A: I say this and I mean it. It may sound as though I'm making it up, but what we do here saves lives, and I'm passionate about it. Every time I look at an evaluation report and I see how rigorous the evaluation has been, looking at the factors of safety and all that, I realize that this evaluation can save somebody's life because the structure is not going to collapse. So that's very important to me. That's really what motivates me every day.
Q: How would you describe your job to a 5-year-old?
A: I would let him or her know that what we do makes sure that the home they’re living in with his or her siblings and mom and dad are safe. That the bedroom that she or he sleeps in is safer as a result of what we do.
Q: What advice would you give to yourself at age 25?
A: When I was 25, I was a young engineer. I did a lot of product design I would say to myself to take some seismic courses, because that's what we deal with almost day in and day out. I took a structural dynamics course, which was more related to the mechanical engineering aspects of things. But yeah, taking a seismic course is what I would take that would give me more knowledge.
Q: What advice would you give a young person who’s just entering construction or a similar field?
A: The advice I would give them is to know that what you do saves lives. So please do it right and design the structures to the requirements of the International Codes. Because the International Codes have been vetted for many, many years, and if you design to International Codes, the chances are that that building is going to remain safe.
Q: What would you say to clients about the other product evaluation and testing services now available?
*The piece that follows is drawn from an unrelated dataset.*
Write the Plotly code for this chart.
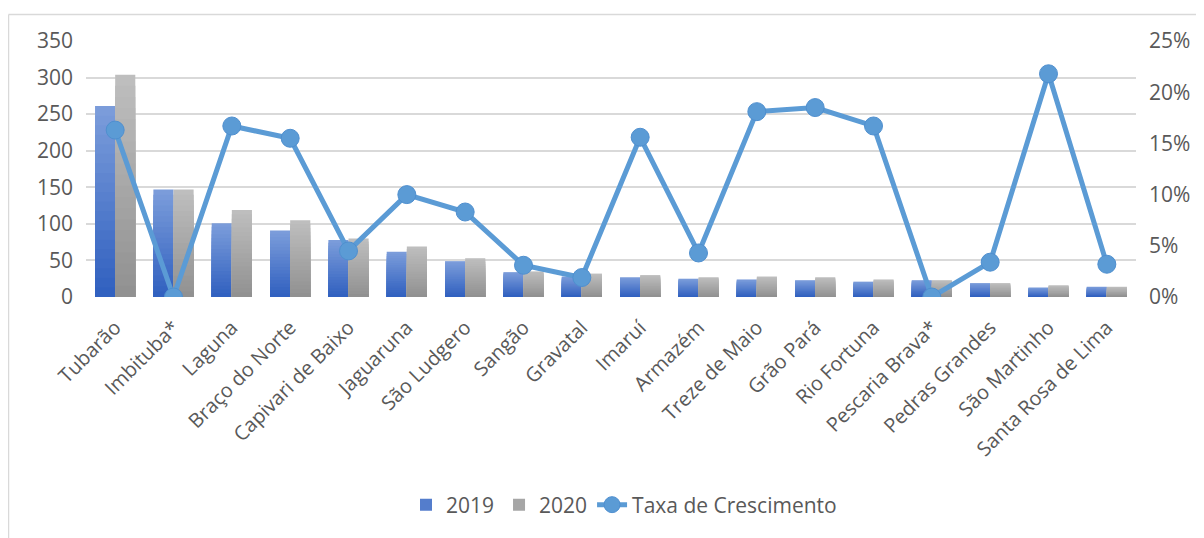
import plotly.graph_objects as go

cidades = ["Tubarão", "Imbituba*", "Laguna", "Braço do Norte", "Capivari de Baixo",
           "Jaguaruna", "São Ludgero", "Sangão", "Gravatal", "Imaruí", "Armazém",
           "Treze de Maio", "Grão Pará", "Rio Fortuna", "Pescaria Brava*",
           "Pedras Grandes", "São Martinho", "Santa Rosa de Lima"]
v2019 = [261, 147, 101, 91, 78, 62, 49, 34, 28, 27, 25, 24, 23, 21, 23, 19, 13, 14]
v2020 = [304, 147, 119, 105, 80, 69, 53, 35, 32, 30, 27, 28, 27, 24, 23, 19, 16, 14]
taxa = [0.163, 0.0, 0.167, 0.155, 0.045, 0.100, 0.083, 0.031, 0.019, 0.156, 0.043,
        0.181, 0.185, 0.167, 0.0, 0.034, 0.218, 0.032]

left_ticks = [0, 50, 100, 150, 200, 250, 300, 350]
right_ticks = [0, 0.05, 0.10, 0.15, 0.20, 0.25]

font_fam = "Open Sans, Liberation Sans, sans-serif"
txt_col = "#595959"

# figure geometry (page has an 8px body offset)
W, H = 1204, 538
ML, MR, MT, MB = 78, 76, 33, 249
PW, PH = W - ML - MR, H - MT - MB


def px_x(x):
    return (x - ML) / PW


def px_y(y):
    return (H - MB - y) / PH


def lerp(c0, c1, t):
    a = [int(c0[i:i + 2], 16) for i in (1, 3, 5)]
    b = [int(c1[i:i + 2], 16) for i in (1, 3, 5)]
    return "rgb(%d,%d,%d)" % tuple(round(a[k] + (b[k] - a[k]) * t) for k in range(3))


N = 20
fig = go.Figure()


def gradient_bars(values, name, group, c_bottom, c_top):
    # overlapping layers: full bar first (top colour), shorter darker layers on top
    for i in range(N):
        frac = (N - i) / N
        col = lerp(c_bottom, c_top, (N - i - 0.5) / N)
        fig.add_trace(go.Bar(
            x=cidades, y=[v * frac for v in values],
            name=name, offsetgroup=group, legendgroup=group,
            showlegend=(i == N // 2), hoverinfo="skip" if i else None,
            marker=dict(color=col, line=dict(width=0))))


gradient_bars(v2019, "2019", "a", "#2f5fbf", "#7d9edb")
gradient_bars(v2020, "2020", "b", "#909090", "#bfbfbf")

fig.add_trace(go.Scatter(x=cidades, y=taxa, name="Taxa de Crescimento", yaxis="y2",
                         mode="lines+markers",
                         line=dict(color="#5b9bd5", width=5),
                         marker=dict(symbol="circle", size=18, color="#5b9bd5",
                                     line=dict(color="#4f8fcf", width=1))))

fig.update_layout(
    width=W, height=H,
    margin=dict(l=ML, r=MR, t=MT, b=MB, autoexpand=False),
    paper_bgcolor="white", plot_bgcolor="white",
    font=dict(family=font_fam, color=txt_col, size=20),
    barmode="group", bargap=0.31, bargroupgap=0,
    showlegend=True,
    legend=dict(orientation="h", x=px_x(616), xanchor="center", y=px_y(497),
                yanchor="middle", font=dict(size=21, color=txt_col),
                traceorder="normal"),
    xaxis=dict(tickangle=-45, showgrid=False, showline=False, ticks="",
               range=[-0.5, len(cidades) - 0.5], automargin=False,
               ticklabelstandoff=14,
               tickfont=dict(size=20, color=txt_col)),
    yaxis=dict(range=[0, 350], tickvals=left_ticks, showgrid=True,
               gridcolor="#d9d9d9", gridwidth=1.5, zeroline=False, showline=False,
               ticks="", ticklabelstandoff=12, automargin=False,
               tickfont=dict(size=21, color=txt_col)),
    yaxis2=dict(range=[0, 0.25], tickvals=right_ticks, tickformat=".0%",
                overlaying="y", side="right", showgrid=False, zeroline=False,
                showline=False, ticks="", ticklabelstandoff=12, automargin=False,
                tickfont=dict(size=21, color=txt_col)),
    shapes=[
        dict(type="line", xref="paper", yref="paper",
             x0=px_x(0.5), x1=px_x(W), y0=px_y(6.5), y1=px_y(6.5),
             line=dict(color="#d9d9d9", width=1.5)),
        dict(type="line", xref="paper", yref="paper",
             x0=px_x(0.5), x1=px_x(0.5), y0=px_y(6.5), y1=px_y(H),
             line=dict(color="#d9d9d9", width=1.5)),
    ],
)

fig.write_html("out.html")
A: I'm a car guy. I love Audis. I have been following them for quite some time. I've actually owned about six of them. There was a commercial in the early 2000s called the Never Follow campaign. It was a good narration, but the ‘never follow’ part of it really has stuck in my mind. We've been the leader in this industry for many, many years, and we're going to remain the leader. I know there are a lot of the evaluation bodies that are coming out from the ground every day. But they're trying to imitate what we do. We didn't have anybody to imitate. We try to move forward and never follow and be the leader in this industry.